Transfer Pricing Court Case Updates
U.S. Federal Courts reached two important decisions on transfer pricing cases as 2022 came to a close. The U.S. Court of Appeals for the Sixth Circuit decided in Eaton Corp. and Subsidiaries v. Commissioner, that the IRS must apply contract law to advance pricing agreements. In Medtronic Inc. v. Commissioner, the U.S. Tax Court showed in its decision that it may be beneficial for litigants of transfer pricing cases to consider a convergence of methods when presenting their transfer pricing reports.
Eaton Corp. and Subsidiaries v. Commissioner
On August 25, 2022, the Sixth Circuit determined that the IRS had the burden of proving that there were grounds to cancel APAs under generally applicable contract-law principles and the IRS failed to meet that burden.
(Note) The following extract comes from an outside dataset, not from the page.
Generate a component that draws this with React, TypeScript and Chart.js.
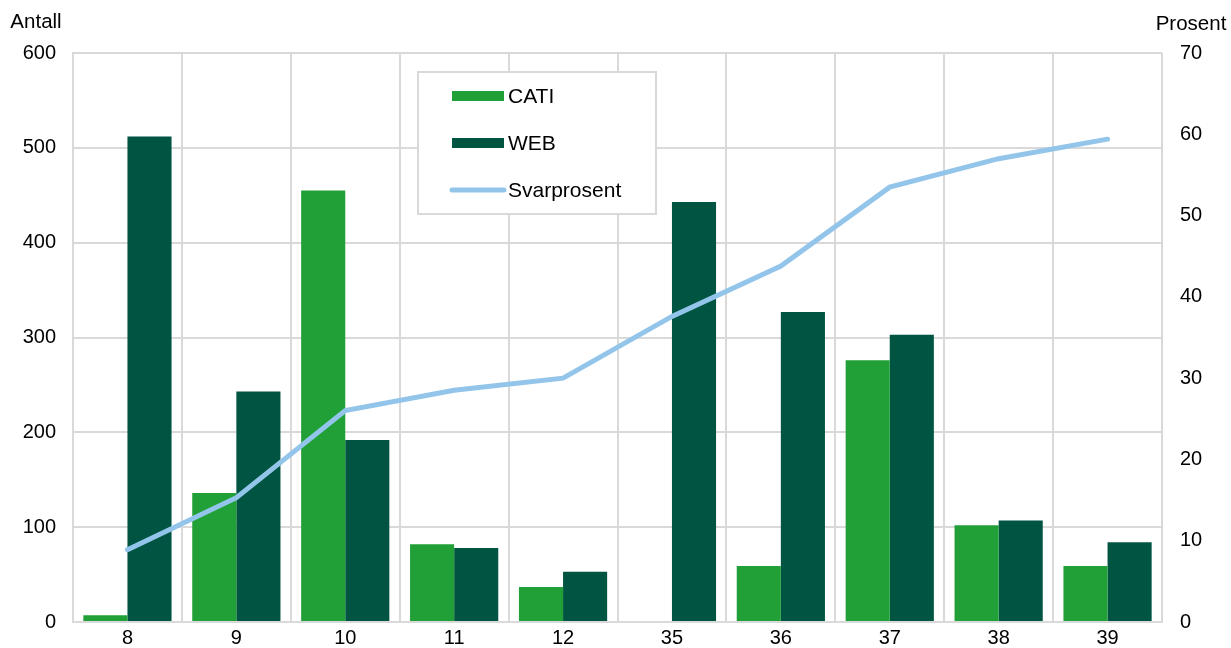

This opinion is unlikely to change the transfer pricing landscape for other taxpayers because the Sixth Circuit considered Eaton’s unique facts within the terms of the agreed upon APAs. However, the decision, in confirming that APAs are subject to contract law principles and the IRS has the burden of proof to show the grounds supporting an APA cancellation, raises the threshold the IRS must meet in order to cancels APAs. This should ultimately give taxpayers confidence that their agreed upon APAs with the IRS cannot be cancelled, so long as the taxpayer remains in alignment with the terms of the APA.
Medtronic Inc. v. Commissioner
The Tax Court’s opinion in Medtronic III highlights the importance of considering all transfer pricing methods available before coming to the best method. In this case, the Court determined that Medtronic and the IRS each presented incomplete methods for determining arm’s-length royalty rates. Medtronic had tried to use CUT methods, while the IRS posited that the CPM was the best method. In light of this, the Court requested that Medtronic and the IRS establish a new transfer pricing procedure that included averaging the CPM and the CUT method. In its review of the new unspecified methods, the Court determined that the IRS did not go far enough to converge the CPM and CUT method together to best address the Taxpayer’s situation. Medtronic, on the other hand, presented two versions of an unspecified method combining elements of the CUT method and the CPM. As a result, the Court decided that Medtronic’s unspecified method was the best method to use given the specific facts and circumstances of the case. Even with this decision, Medtronic still received unfavorable adjustments to its transfer pricing from the Court. However, these adjustments were considerably less than what the IRS was originally targeting from Medtronic.
This case is important for three reasons. First, it highlights the need for taxpayers to consider all transfer pricing methods available, while also providing strong reasoning for the selection of the best method selection. Second, this case show that taxpayers can expect that the IRS will consider alternative methods that the taxpayer should be ready to defend against. Finally, this case shows that Courts can consider a blend of methods and taxpayers should be prepared to be flexible in their transfer pricing methods if they wish to receive a favorable ruling, such as Medtronic.
While these cases cover different aspects of transfer pricing, they should both highlight the need for taxpayers to have robust transfer pricing procedures. The cases demonstrate the IRS’ willingness to push back on taxpayer’s transfer pricing policies. The best defense to this push back is well thought out transfer pricing procedures, supported by strong transfer pricing documentation, in line with IRS and OECD regulations.